Dive Brief:
- Levi Strauss & Co. is pushing back the expected completion date for its U.S. distribution network overhaul to the end of 2026, executives said on a Jan. 28 earnings call.
- EVP and Chief Financial and Growth Officer Harmit Singh said a transition to a third-party run facility “has taken longer than we expected,” necessitating the delay. The facility is located in Groveport, Ohio, a company spokesperson confirmed to Supply Chain Dive.
- Due to the delay, the clothing maker has continued to operate an owned center in Hebron, Kentucky, according to the spokesperson.
Dive Insight:
Levi’s plan to ramp down the parallel use of owned facilities in favor of a hybrid model that utilizes leased sites operated by third parties is hitting a snag near the finish line. The jeans maker previously said it expected to complete the shift in early 2026.
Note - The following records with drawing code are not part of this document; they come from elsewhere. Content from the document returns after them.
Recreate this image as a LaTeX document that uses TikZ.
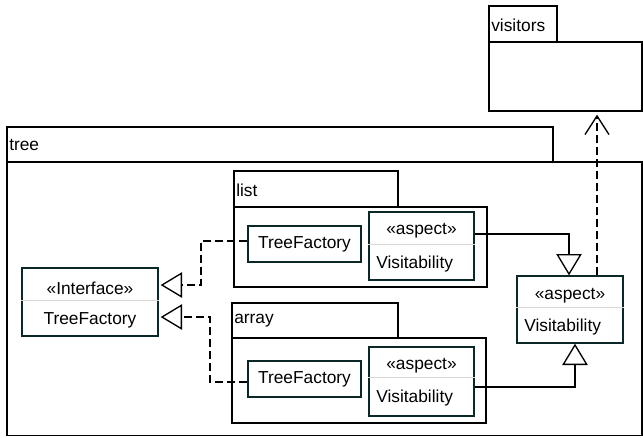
\documentclass[tikz,border=0pt]{standalone}
\usepackage{fontspec}
\setmainfont{Liberation Sans}
\usetikzlibrary{arrows.meta,calc,fit}
\definecolor{boxline}{RGB}{10,40,40}
\definecolor{sepline}{RGB}{215,215,215}
\tikzset{
  pkg/.style={draw, line width=1pt, inner sep=0pt},
  cls/.style={draw=boxline, line width=1pt, inner sep=0pt},
  lbl/.style={inner sep=0pt, font=\fontsize{13}{15.6}\selectfont},
  sep/.style={draw=sepline, line width=0.6pt},
  dep/.style={line width=1pt, dash pattern=on 6pt off 3pt},
  gen/.style={line width=1pt, -{Triangle[open, length=16pt, width=19pt, fill=white]}},
  depgen/.style={dep, -{Triangle[open, length=16pt, width=19pt, fill=white]}},
  usearrow/.style={dep, -{Straight Barb[length=14pt, width=18pt, line width=1pt]}}
}
\begin{document}
\begin{tikzpicture}[x=0.75pt, y=-0.75pt]
\useasboundingbox (0,0) rectangle (643,437);

% package visitors
\node[pkg, fit={(489,6) (557,42)}] (vistab) {};
\node[pkg, fit={(489,42) (642,111)}] (visbody) {};
\node[lbl, anchor=west] (vislbl) at (491,25) {visitors};

% package tree
\node[pkg, fit={(7,127) (553,162)}] (treetab) {};
\node[pkg, fit={(7,162) (642,435.5)}] (treebody) {};
\node[lbl, anchor=west] (treelbl) at (9,145) {tree};

% package list
\node[pkg, fit={(234,171) (398,207)}] (listtab) {};
\node[pkg, fit={(234,207) (487,287)}] (listbody) {};
\node[lbl, anchor=west] (listlbl) at (236,190) {list};

% package array
\node[pkg, fit={(232,303) (398,338)}] (arraytab) {};
\node[pkg, fit={(232,338) (486,423)}] (arraybody) {};
\node[lbl, anchor=west] (arraylbl) at (234,321) {array};

% interface TreeFactory
\node[cls, fit={(22,268) (158,336)}] (iface) {};
\draw[sep] (iface.west |- 0,300) -- (iface.east |- 0,300);
\node[lbl] (ifst) at (90,288) {«Interface»};
\node[lbl] (ifnm) at (90,320) {TreeFactory};

% list content
\node[cls, fit={(248,226) (361,262)}] (ltf) {};
\node[lbl] (ltfnm) at (304.5,244) {TreeFactory};
\node[cls, fit={(369,212) (474,280)}] (lasp) {};
\draw[sep] (lasp.west |- 0,244) -- (lasp.east |- 0,244);
\node[lbl] (laspst) at (421.5,231) {«aspect»};
\node[lbl, anchor=west] (laspnm) at (376,264) {Visitability};

% array content
\node[cls, fit={(248,361) (361,397)}] (atf) {};
\node[lbl] (atfnm) at (304.5,379) {TreeFactory};
\node[cls, fit={(369,347) (474,416)}] (aasp) {};
\draw[sep] (aasp.west |- 0,377) -- (aasp.east |- 0,377);
\node[lbl] (aaspst) at (421.5,366) {«aspect»};
\node[lbl, anchor=west] (aaspnm) at (376,398) {Visitability};

% general aspect Visitability
\node[cls, fit={(517,276) (623,343)}] (rasp) {};
\draw[sep] (rasp.west |- 0,307) -- (rasp.east |- 0,307);
\node[lbl] (raspst) at (570,296) {«aspect»};
\node[lbl, anchor=west] (raspnm) at (524,327) {Visitability};

% realizations of the interface
\draw[depgen] ($(ltf.west)+(0,-3)$) -- (201,241) |- ($(iface.east)+(2,-17)$);
\draw[depgen] ($(atf.west)+(0,3)$) -- (210,382) |- ($(iface.east)+(2,15)$);

% aspect specializations
\draw[gen] ($(lasp.east)+(0,-12)$) -| ($(rasp.north)+(-1,0)$);
\draw[gen] ($(aasp.east)+(0,5.5)$) -| ($(rasp.south)+(5,0)$);

% usage of visitors
\draw[usearrow] ($(rasp.north)+(27,0)$) -- ($(visbody.south)+(31.5,3)$);
\end{tikzpicture}
\end{document}
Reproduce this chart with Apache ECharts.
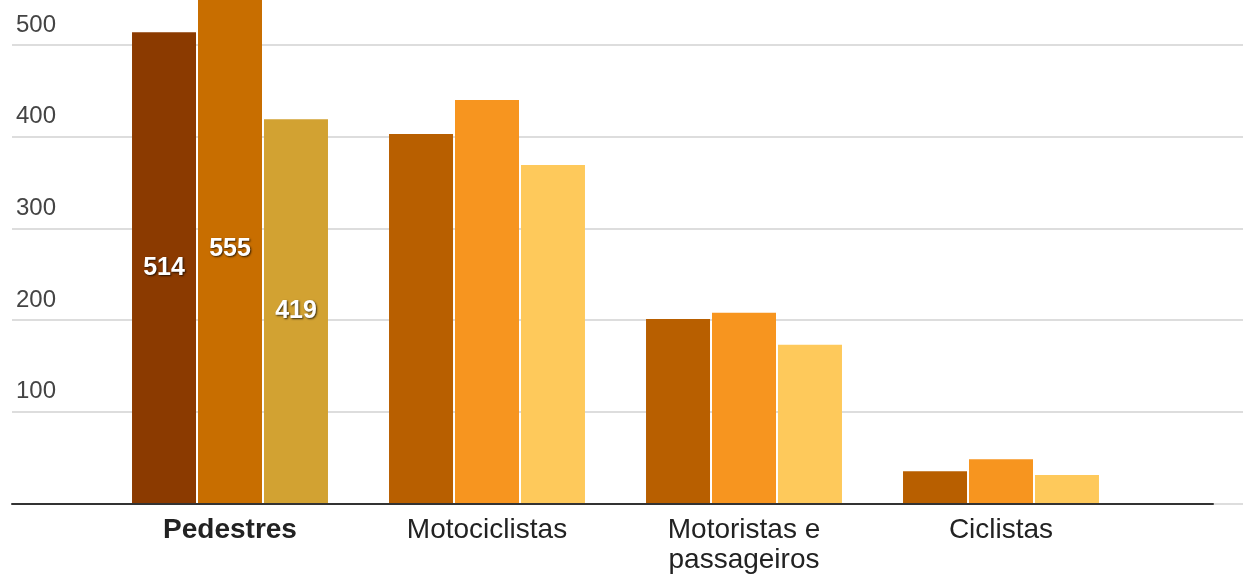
<!DOCTYPE html>
<html>
<head>
<meta charset="utf-8">
<script src="https://cdn.jsdelivr.net/npm/echarts@6/dist/echarts.min.js"></script>
<style>
  html, body { margin: 0; padding: 0; background: #fff; }
  #chart { width: 1243px; height: 576px; }
</style>
</head>
<body>
<div id="chart"></div>
<script>
// Victims by type of road user, three periods per group
const categories = ['Pedestres', 'Motociclistas', 'Motoristas e\npassageiros', 'Ciclistas'];
const periodA = [514, 403, 201, 35];
const periodB = [555, 440, 208, 48];
const periodC = [419, 369, 173, 31];

// Colours: the highlighted group uses a darker shade of each period
const highlightColors = ['#8b3a00', '#c86e00', '#d2a232'];
const baseColors = ['#b85f00', '#f7951f', '#fec95b'];
const highlightIndex = 0;

const yTicks = [0, 100, 200, 300, 400, 500, 600];
const yMin = yTicks[0];
const yMax = yTicks[yTicks.length - 1];
const yStep = 100;

const font = "'Liberation Sans', Arial, sans-serif";
const gridTop = -46.7;
const gridBottom = 72.7;

function makeSeries(values, idx) {
  return {
    type: 'bar',
    xAxisIndex: 2,
    yAxisIndex: 2,
    barWidth: 64,
    barGap: '3.1%',
    z: 2,
    data: values.map((v, i) => ({
      value: v,
      itemStyle: { color: i === highlightIndex ? highlightColors[idx] : baseColors[idx] },
      label: {
        show: i === highlightIndex,
        position: 'inside',
        color: '#ffffff',
        fontFamily: font,
        fontWeight: 'bold',
        fontSize: 25,
        textShadowColor: 'rgba(0,0,0,0.75)',
        textShadowBlur: 2,
        textShadowOffsetX: 1,
        textShadowOffsetY: 1
      }
    }))
  };
}

const chart = echarts.init(document.getElementById('chart'), null, { renderer: 'canvas' });
chart.setOption({
  animation: false,
  backgroundColor: '#ffffff',
  grid: [
    { left: 12, right: 0, top: gridTop, bottom: gridBottom, outerBoundsMode: 'none', containLabel: false },
    { left: 12, right: 30, top: gridTop, bottom: gridBottom, outerBoundsMode: 'none', containLabel: false },
    { left: 101.5, width: 1028, top: gridTop, bottom: gridBottom, outerBoundsMode: 'none', containLabel: false }
  ],
  xAxis: [
    { gridIndex: 0, type: 'value', show: false },
    {
      gridIndex: 1, type: 'value', z: 5,
      axisLine: { show: true, lineStyle: { color: '#333333', width: 2 } },
      axisTick: { show: false }, axisLabel: { show: false }, splitLine: { show: false }
    },
    {
      gridIndex: 2, type: 'category',
      data: categories.map((c, i) => ({
        value: c,
        textStyle: { fontWeight: i === highlightIndex ? 'bold' : 'normal' }
      })),
      axisLine: { show: false }, axisTick: { show: false },
      axisLabel: {
        interval: 0, margin: 12, color: '#222222', fontFamily: font,
        fontSize: 28, lineHeight: 30
      }
    }
  ],
  yAxis: [
    {
      gridIndex: 0, type: 'value', min: yMin, max: yMax, interval: yStep,
      axisLine: { show: false }, axisTick: { show: false },
      splitLine: { show: true, lineStyle: { color: '#dddddd', width: 2 } },
      axisLabel: {
        inside: true, margin: 4, color: '#444444', fontFamily: font, fontSize: 24,
        verticalAlign: 'bottom', padding: [0, 0, 8, 0],
        formatter: v => (v === 0 ? '' : String(v))
      }
    },
    { gridIndex: 1, type: 'value', min: yMin, max: yMax, show: false },
    { gridIndex: 2, type: 'value', min: yMin, max: yMax, show: false }
  ],
  series: [
    makeSeries(periodA, 0),
    makeSeries(periodB, 1),
    makeSeries(periodC, 2)
  ]
});
</script>
</body>
</html>
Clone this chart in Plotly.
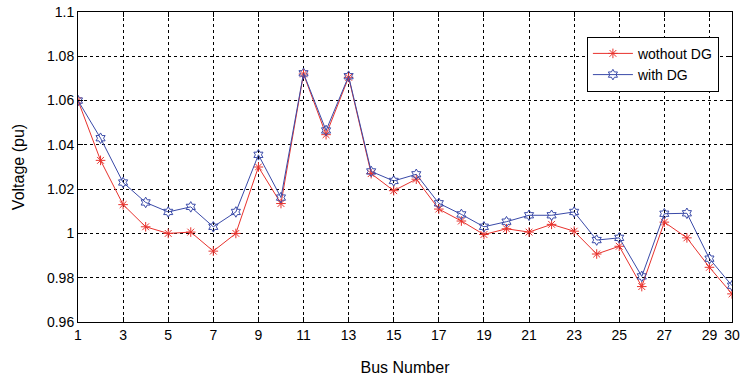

By continuing to operate the Hebron facility to meet demand while the transition to the Groveport site continues, the company has incurred higher distribution costs, Singh said. Those increased expenses are expected to continue in the first half of 2026 after contributing to a 2.6% hike in selling, general and administrative spending in Q4, according to Singh.
Despite the delay, the company remains confident in the strategy change and its ability to complete the transition this year, Singh said, pointing to a similar effort in Europe as a blueprint.
“We successfully executed a distribution transition from owned and operated to a hybrid model in Europe last year, enabling us to fulfill our strong demand as evidenced by the double-digit revenue growth in the quarter while improving our profitability in the region,” Singh said. “This gives us confidence that we will successfully complete the transition in the U.S. this year.”
Meanwhile, amid the transition pain points, the company managed to trim lead times while further optimizing its product mix, both key pieces of its shift to being a more direct-to-consumer focused company, CEO and President Michelle Gass said on the Jan. 28 call.
“We are still in the early stages of what we believe is a significant opportunity to continue to improve our DTC margins, which will be a key driver of our overall company margins,” Gass said.